EXHIBITIONISTS

cover of The Exhibitionist
cover of The Exhibitionist

The notion of the curator as artist is not new. In his editorial preface to curato­rial studies journal The Exhibitionist, Jens Hoffman pays tribute to Cahiers du Cinema. In the 1950s, André Bazin and François Truffaut advocated, in that publication, the notion that film ultimately reflects the director’s individual viewpoint and creative vision, rather than that of the production team or the studio backing it. In Hoffman’s vision, the curator’s value system and taste surpass institutions and individual works to constitute the core of the exhibition.

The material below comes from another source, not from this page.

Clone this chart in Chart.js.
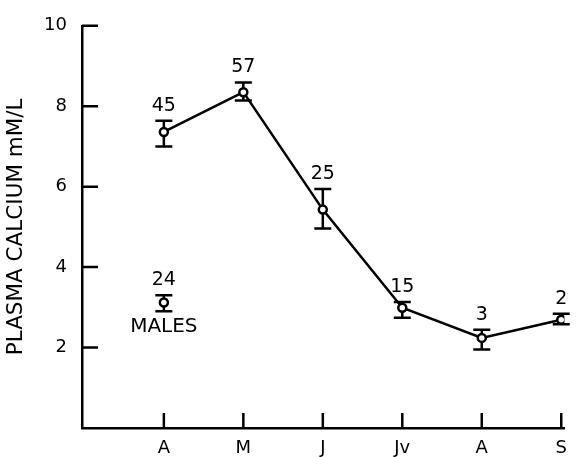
<!DOCTYPE html>
<html>
<head>
<meta charset="utf-8">
<script src="https://cdn.jsdelivr.net/npm/chart.js@4/dist/chart.umd.min.js"></script>
<style>
  html, body { margin: 0; padding: 0; background: #fff; }
  #wrap { width: 577px; height: 457px; }
</style>
</head>
<body>
<div id="wrap"><canvas id="calcium"></canvas></div>
<script>
// months along the bottom, and plasma calcium (mM/L) with error bars
const months = ["A", "M", "J", "Jv", "A", "S"];
const calcium = [7.36, 8.35, 5.43, 2.99, 2.24, 2.69];
const errHigh = [7.64, 8.59, 5.94, 3.13, 2.44, 2.84];
const errLow = [7.0, 8.14, 4.96, 2.74, 1.95, 2.58];
const sampleN = [45, 57, 25, 15, 3, 2];

// males, measured in the first month
const malesMonth = [0];
const malesCalcium = [3.12];
const malesHigh = [3.30];
const malesLow = [2.90];
const malesN = [24];

const yTicks = [2, 4, 6, 8, 10];

const FONT = "'DejaVu Sans', sans-serif";
const INK = "#000";

// error bars + sample sizes, drawn from the scales
const errorBars = {
  id: "errorBars",
  beforeDatasetsDraw(chart) {
    const ctx = chart.ctx;
    const xs = chart.scales.x, ys = chart.scales.y;
    const draw = (xv, hi, lo) => {
      const x = xs.getPixelForValue(xv);
      const t = ys.getPixelForValue(hi), b = ys.getPixelForValue(lo);
      ctx.beginPath();
      ctx.moveTo(x, t); ctx.lineTo(x, b);
      ctx.moveTo(x - 8.5, t); ctx.lineTo(x + 8.5, t);
      ctx.moveTo(x - 8.5, b); ctx.lineTo(x + 8.5, b);
      ctx.stroke();
    };
    ctx.save();
    ctx.strokeStyle = INK;
    ctx.lineWidth = 2.5;
    months.forEach((m, i) => draw(i, errHigh[i], errLow[i]));
    malesMonth.forEach((m, i) => draw(m, malesHigh[i], malesLow[i]));
    ctx.restore();
  },
  afterDraw(chart) {
    const ctx = chart.ctx;
    const xs = chart.scales.x, ys = chart.scales.y;
    ctx.save();
    ctx.fillStyle = INK;
    ctx.textAlign = "center";
    ctx.textBaseline = "middle";
    ctx.font = "19px " + FONT;
    sampleN.forEach((n, i) => {
      ctx.fillText(String(n), xs.getPixelForValue(i), ys.getPixelForValue(errHigh[i]) - 15);
    });
    malesMonth.forEach((m, i) => {
      const x = xs.getPixelForValue(m);
      ctx.font = "19px " + FONT;
      ctx.fillText(String(malesN[i]), x, ys.getPixelForValue(malesHigh[i]) - 15);
      ctx.font = "20px " + FONT;
      ctx.fillText("MALES", x, ys.getPixelForValue(malesLow[i]) + 15);
    });

    // tick marks pointing into the plot
    ctx.strokeStyle = INK;
    ctx.lineWidth = 2.5;
    ctx.beginPath();
    yTicks.forEach(v => {
      const y = ys.getPixelForValue(v);
      ctx.moveTo(xs.left, y); ctx.lineTo(xs.left + 16, y);
    });
    months.forEach((m, i) => {
      const x = xs.getPixelForValue(i);
      ctx.moveTo(x, ys.bottom); ctx.lineTo(x, ys.bottom - 15);
    });
    ctx.stroke();
    ctx.restore();
  }
};

new Chart(document.getElementById("calcium"), {
  type: "scatter",
  data: {
    datasets: [
      {
        label: "Plasma calcium",
        data: calcium.map((v, i) => ({ x: i, y: v })),
        showLine: true,
        borderColor: INK,
        borderWidth: 2.5,
        pointRadius: 4,
        pointBorderWidth: 2.5,
        pointBackgroundColor: "#fff",
        pointBorderColor: INK,
        tension: 0
      },
      {
        label: "Males",
        data: malesCalcium.map((v, i) => ({ x: malesMonth[i], y: v })),
        showLine: false,
        pointRadius: 4,
        pointBorderWidth: 2.5,
        pointBackgroundColor: "#fff",
        pointBorderColor: INK
      }
    ]
  },
  options: {
    responsive: true,
    maintainAspectRatio: false,
    animation: false,
    layout: { padding: { top: 20, right: 5, left: 0, bottom: 0 } },
    plugins: { legend: { display: false }, tooltip: { enabled: false } },
    scales: {
      x: {
        type: "linear",
        min: -1.03,
        max: 5.04,
        afterBuildTicks: s => { s.ticks = months.map((m, i) => ({ value: i })); },
        afterFit: s => { s.height = 29; },
        grid: { display: false, drawTicks: false },
        border: { display: true, color: INK, width: 2.5 },
        ticks: {
          padding: 10,
          color: INK,
          font: { family: FONT, size: 18 },
          callback: v => months[v]
        }
      },
      y: {
        min: 0,
        max: 10,
        afterBuildTicks: s => { s.ticks = yTicks.map(v => ({ value: v })); },
        afterFit: s => { s.width = 82; },
        grid: { display: false, drawTicks: false },
        border: { display: true, color: INK, width: 2.5 },
        ticks: {
          padding: 15,
          color: INK,
          font: { family: FONT, size: 18 }
        },
        title: {
          display: true,
          text: "PLASMA CALCIUM mM/L",
          color: INK,
          font: { family: FONT, size: 21.5 },
          padding: { top: 4, bottom: 0 }
        }
      }
    }
  },
  plugins: [errorBars]
});
</script>
</body>
</html>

One thing is certain: when institu­tional criticism becomes a universal truth, when the juggernauts of biennials take the eastern winds of globalization worldwide, we pay more attention to curators with clear personalities and motivations. From Harald Szeemann, who called himself a contemporary exhibition maker, to Marcia Tucker, the unorthodox founder of the New Museum, and Klaus Biesenbach, who took charge of MoMA PS1 when it seemed besieged—now that artists have become celebrities, what is to stop curators from be­ing touched by stardom? “Curator” has its roots in “cura,” to heal or take care. Boris Groys holds that art is waiting to be rescued by the gaze of the masses, and that cura­tors are the saviors responsible for bringing it from the shadows of the studio into the bright light of day. The basic mission of the curator to act as middleman between art­ist and public, easily neglected by curators looking for novelty.

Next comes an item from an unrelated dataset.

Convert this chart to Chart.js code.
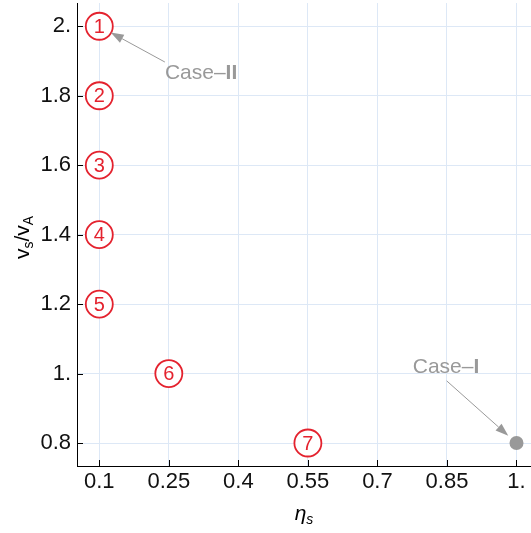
<!DOCTYPE html>
<html>
<head>
<meta charset="utf-8">
<script src="https://cdn.jsdelivr.net/npm/chart.js@4/dist/chart.umd.min.js"></script>
<style>
html,body{margin:0;padding:0;background:#fff;}
#wrap{width:531px;height:533px;}
</style>
</head>
<body>
<div id="wrap"><canvas id="c" width="531" height="533"></canvas></div>
<script>
// ---- data ----
const caseNumbers = ['1','2','3','4','5','6','7'];
const etaS = [0.1, 0.1, 0.1, 0.1, 0.1, 0.25, 0.55];
const vRatio = [2.0, 1.8, 1.6, 1.4, 1.2, 1.0, 0.8];
const caseIEta = [1.0];
const caseIRatio = [0.8];
const xTickValues = [0.1, 0.25, 0.4, 0.55, 0.7, 0.85, 1.0];
const yTickValues = [0.8, 1.0, 1.2, 1.4, 1.6, 1.8, 2.0];

const FONT = '"Liberation Sans", Arial, sans-serif';
const RED = '#e4222e';
const GRAY = '#999999';
const GRID = '#dde8f6';

function fmt(v){
  const r = Math.round(v*100)/100;
  return Number.isInteger(r) ? r + '.' : String(r);
}

// annotations (data-space anchors)
const annotations = [
  {parts:[['Case\u2013','normal'],['II','bold']], textX:0.2415, textY:1.865, align:'left',
   fromX:0.2415, fromY:1.897, toX:etaS[0], toY:vRatio[0], gap:13},
  {parts:[['Case\u2013','normal'],['I','bold']], textX:0.848, textY:1.019, align:'center',
   fromX:0.8494, fromY:0.979, toX:caseIEta[0], toY:caseIRatio[0], gap:11}
];

const decoPlugin = {
  id:'deco',
  afterDraw(chart){
    const ctx = chart.ctx, xs = chart.scales.x, ys = chart.scales.y;
    const area = chart.chartArea;
    ctx.save();
    // inward tick marks
    ctx.strokeStyle = '#000'; ctx.lineWidth = 1;
    ctx.beginPath();
    yTickValues.forEach(v=>{
      const py = Math.round(ys.getPixelForValue(v))+0.5;
      ctx.moveTo(area.left, py); ctx.lineTo(area.left+6, py);
    });
    xTickValues.forEach(v=>{
      const px = Math.round(xs.getPixelForValue(v))+0.5;
      ctx.moveTo(px, area.bottom); ctx.lineTo(px, area.bottom-6);
    });
    ctx.stroke();

    // circled numbers
    const meta = chart.getDatasetMeta(0);
    ctx.fillStyle = RED;
    ctx.font = '20px ' + FONT;
    ctx.textAlign = 'center'; ctx.textBaseline = 'middle';
    meta.data.forEach((el,i)=>{
      ctx.fillText(caseNumbers[i], el.x, el.y+1);
    });

    // annotations
    annotations.forEach(a=>{
      const fx = xs.getPixelForValue(a.fromX), fy = ys.getPixelForValue(a.fromY);
      const cx = xs.getPixelForValue(a.toX), cy = ys.getPixelForValue(a.toY);
      const dx = cx-fx, dy = cy-fy, d = Math.hypot(dx,dy);
      const ux = dx/d, uy = dy/d;
      const tx = cx - ux*a.gap, ty = cy - uy*a.gap;
      const hl = 13, hw = 4.5;
      const bx = tx - ux*hl, by = ty - uy*hl;
      ctx.strokeStyle = GRAY; ctx.fillStyle = GRAY; ctx.lineWidth = 1;
      ctx.beginPath(); ctx.moveTo(fx,fy); ctx.lineTo(bx,by); ctx.stroke();
      ctx.beginPath();
      ctx.moveTo(tx,ty);
      ctx.lineTo(bx - uy*hw, by + ux*hw);
      ctx.lineTo(bx + uy*hw, by - ux*hw);
      ctx.closePath(); ctx.fill();
      // text
      let total = 0;
      const widths = a.parts.map(p=>{ctx.font = p[1]+' 21px '+FONT; const w = ctx.measureText(p[0]).width; total += w; return w;});
      let x = xs.getPixelForValue(a.textX);
      if (a.align==='center') x -= total/2;
      const y = ys.getPixelForValue(a.textY);
      ctx.textAlign = 'left'; ctx.textBaseline = 'middle';
      a.parts.forEach((p,i)=>{ ctx.font = p[1]+' 21px '+FONT; ctx.fillText(p[0], x, y); x += widths[i]; });
    });

    // axis titles
    ctx.fillStyle = '#000';
    ctx.textBaseline = 'alphabetic'; ctx.textAlign='left';
    // x title: eta_s
    {
      const big = 'italic 21px ' + FONT, small = 'italic 14px ' + FONT;
      ctx.font = big; const w1 = ctx.measureText('\u03b7').width;
      ctx.font = small; const w2 = ctx.measureText('s').width;
      let x = (area.left+area.right)/2 - (w1+w2)/2;
      const y = 520;
      ctx.font = big; ctx.fillText('\u03b7', x, y); x += w1;
      ctx.font = small; ctx.fillText('s', x, y+4);
    }
    // y title: v_s / v_A (rotated)
    {
      const big = '21px ' + FONT, small = '14px ' + FONT;
      const parts = [['v',big,0],['s',small,4],['/',big,0],['v',big,0],['A',small,4]];
      let total = 0;
      const ws = parts.map(p=>{ctx.font=p[1]; const w = ctx.measureText(p[0]).width; total+=w; return w;});
      ctx.translate(29, (area.top+area.bottom)/2 + 3);
      ctx.rotate(-Math.PI/2);
      let x = -total/2;
      parts.forEach((p,i)=>{ ctx.font=p[1]; ctx.fillText(p[0], x, p[2]); x+=ws[i]; });
    }
    ctx.restore();
  }
};

new Chart(document.getElementById('c'), {
  type:'scatter',
  data:{
    datasets:[
      {data: etaS.map((x,i)=>({x, y:vRatio[i]})), pointRadius:13.5, pointHoverRadius:13.5,
       borderColor:RED, backgroundColor:'#ffffff', borderWidth:1.8, pointBorderWidth:1.8, clip:false},
      {data: caseIEta.map((x,i)=>({x, y:caseIRatio[i]})), pointRadius:7, pointHoverRadius:7,
       borderColor:GRAY, backgroundColor:GRAY, borderWidth:0, clip:false}
    ]
  },
  options:{
    responsive:false, animation:false, devicePixelRatio:1,
    layout:{autoPadding:false, padding:{top:3, right:0, left:0, bottom:0}},
    plugins:{legend:{display:false}, tooltip:{enabled:false}},
    scales:{
      x:{type:'linear', min:0.0519, max:1.0313,
        afterBuildTicks(s){ s.ticks = xTickValues.map(v=>({value:v})); },
        afterFit(s){ s.height = 67; s.paddingLeft = 0; s.paddingRight = 0; },
        grid:{color:GRID, drawTicks:false, lineWidth:1},
        border:{color:'#000', width:1},
        ticks:{padding:3, color:'#111', font:{family:FONT, size:22}, callback:(v)=>fmt(v), maxRotation:0, autoSkip:false}
      },
      y:{type:'linear', min:0.7338, max:2.067,
        afterBuildTicks(s){ s.ticks = yTickValues.map(v=>({value:v})); },
        afterFit(s){ s.width = 77; s.paddingTop = 0; s.paddingBottom = 0; },
        grid:{color:GRID, drawTicks:false, lineWidth:1},
        border:{color:'#000', width:1},
        ticks:{padding:6, color:'#111', font:{family:FONT, size:22}, callback:(v)=>fmt(v), autoSkip:false}
      }
    }
  },
  plugins:[decoPlugin]
});
</script>
</body>
</html>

Today it is no longer enough for an artist to concentrate on making art and a curator to plan exhibitions. Books on curatorial theory are bestsellers in mu­seum bookstores; curators are described as directors, anthropologists, conductors, translators, educators, and activists; exhi­bitions are treated as libraries, cinemas, archaeological sites, ecological laboratories, non-places, and social factories. Contempo­rary curators no longer think about what to exhibit; the question is how to exhibit. Nor are artists standing idly by—they swap roles with curators. If art is a field of exper­imentation and a stage for those pursuing the dream of total art, artists and curators are now in the same boat.